Prompt: Copy every line of the data exactly, leaving nothing out.

** BEGIN **

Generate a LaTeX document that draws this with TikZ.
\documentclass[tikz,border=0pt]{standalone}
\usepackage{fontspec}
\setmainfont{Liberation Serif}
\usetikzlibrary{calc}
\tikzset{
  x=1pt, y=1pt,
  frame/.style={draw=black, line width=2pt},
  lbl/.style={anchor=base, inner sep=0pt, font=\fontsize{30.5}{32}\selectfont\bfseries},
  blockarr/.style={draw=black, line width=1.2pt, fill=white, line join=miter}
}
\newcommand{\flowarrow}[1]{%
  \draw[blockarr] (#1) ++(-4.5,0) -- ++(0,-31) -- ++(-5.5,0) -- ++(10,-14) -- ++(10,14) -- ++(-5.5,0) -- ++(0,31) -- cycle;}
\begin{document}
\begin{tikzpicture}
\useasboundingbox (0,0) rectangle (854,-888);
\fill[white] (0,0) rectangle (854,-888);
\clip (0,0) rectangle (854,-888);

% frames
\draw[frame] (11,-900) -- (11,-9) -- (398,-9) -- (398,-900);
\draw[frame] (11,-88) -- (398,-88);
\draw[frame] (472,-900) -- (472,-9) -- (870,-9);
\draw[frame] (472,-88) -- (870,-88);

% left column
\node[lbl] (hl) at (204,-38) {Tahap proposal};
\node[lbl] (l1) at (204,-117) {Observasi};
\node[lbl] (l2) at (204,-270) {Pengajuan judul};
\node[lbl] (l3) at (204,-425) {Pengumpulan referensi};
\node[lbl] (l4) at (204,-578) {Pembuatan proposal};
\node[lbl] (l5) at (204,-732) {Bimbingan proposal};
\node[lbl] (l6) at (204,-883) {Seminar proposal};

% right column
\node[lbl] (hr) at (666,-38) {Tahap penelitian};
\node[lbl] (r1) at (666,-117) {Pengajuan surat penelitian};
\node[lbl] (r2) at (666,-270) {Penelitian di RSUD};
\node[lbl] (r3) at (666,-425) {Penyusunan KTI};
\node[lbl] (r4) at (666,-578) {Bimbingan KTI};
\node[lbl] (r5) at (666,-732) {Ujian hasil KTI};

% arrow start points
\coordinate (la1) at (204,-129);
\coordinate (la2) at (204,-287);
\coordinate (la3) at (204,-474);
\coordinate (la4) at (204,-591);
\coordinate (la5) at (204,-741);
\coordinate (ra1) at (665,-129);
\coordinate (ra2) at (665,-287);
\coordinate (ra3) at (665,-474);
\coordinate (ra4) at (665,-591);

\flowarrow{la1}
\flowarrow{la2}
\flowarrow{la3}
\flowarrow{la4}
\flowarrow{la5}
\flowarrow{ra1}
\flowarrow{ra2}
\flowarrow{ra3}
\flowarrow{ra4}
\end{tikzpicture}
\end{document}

** END **

Completed exercise:
Generate a LaTeX document that draws this with TikZ.
\documentclass[tikz,border=0pt]{standalone}
\usepackage{fontspec}
\setmainfont{Liberation Serif}
\usetikzlibrary{calc}
\tikzset{
  x=1pt, y=1pt,
  frame/.style={draw=black, line width=2pt},
  lbl/.style={anchor=base, inner sep=0pt, font=\fontsize{30.5}{32}\selectfont\bfseries},
  blockarr/.style={draw=black, line width=1.2pt, fill=white, line join=miter}
}
\newcommand{\flowarrow}[1]{%
  \draw[blockarr] (#1) ++(-4.5,0) -- ++(0,-31) -- ++(-5.5,0) -- ++(10,-14) -- ++(10,14) -- ++(-5.5,0) -- ++(0,31) -- cycle;}
\begin{document}
\begin{tikzpicture}
\useasboundingbox (0,0) rectangle (854,-888);
\fill[white] (0,0) rectangle (854,-888);
\clip (0,0) rectangle (854,-888);

% frames
\draw[frame] (11,-900) -- (11,-9) -- (398,-9) -- (398,-900);
\draw[frame] (11,-88) -- (398,-88);
\draw[frame] (472,-900) -- (472,-9) -- (870,-9);
\draw[frame] (472,-88) -- (870,-88);

% left column
\node[lbl] (hl) at (204,-38) {Tahap proposal};
\node[lbl] (l1) at (204,-117) {Observasi};
\node[lbl] (l2) at (204,-270) {Pengajuan judul};
\node[lbl] (l3) at (204,-425) {Pengumpulan referensi};
\node[lbl] (l4) at (204,-578) {Pembuatan proposal};
\node[lbl] (l5) at (204,-732) {Bimbingan proposal};
\node[lbl] (l6) at (204,-883) {Seminar proposal};

% right column
\node[lbl] (hr) at (666,-38) {Tahap penelitian};
\node[lbl] (r1) at (666,-117) {Pengajuan surat penelitian};
\node[lbl] (r2) at (666,-270) {Penelitian di RSUD};
\node[lbl] (r3) at (666,-425) {Penyusunan KTI};
\node[lbl] (r4) at (666,-578) {Bimbingan KTI};
\node[lbl] (r5) at (666,-732) {Ujian hasil KTI};

% arrow start points
\coordinate (la1) at (204,-129);
\coordinate (la2) at (204,-287);
\coordinate (la3) at (204,-474);
\coordinate (la4) at (204,-591);
\coordinate (la5) at (204,-741);
\coordinate (ra1) at (665,-129);
\coordinate (ra2) at (665,-287);
\coordinate (ra3) at (665,-474);
\coordinate (ra4) at (665,-591);

\flowarrow{la1}
\flowarrow{la2}
\flowarrow{la3}
\flowarrow{la4}
\flowarrow{la5}
\flowarrow{ra1}
\flowarrow{ra2}
\flowarrow{ra3}
\flowarrow{ra4}
\end{tikzpicture}
\end{document}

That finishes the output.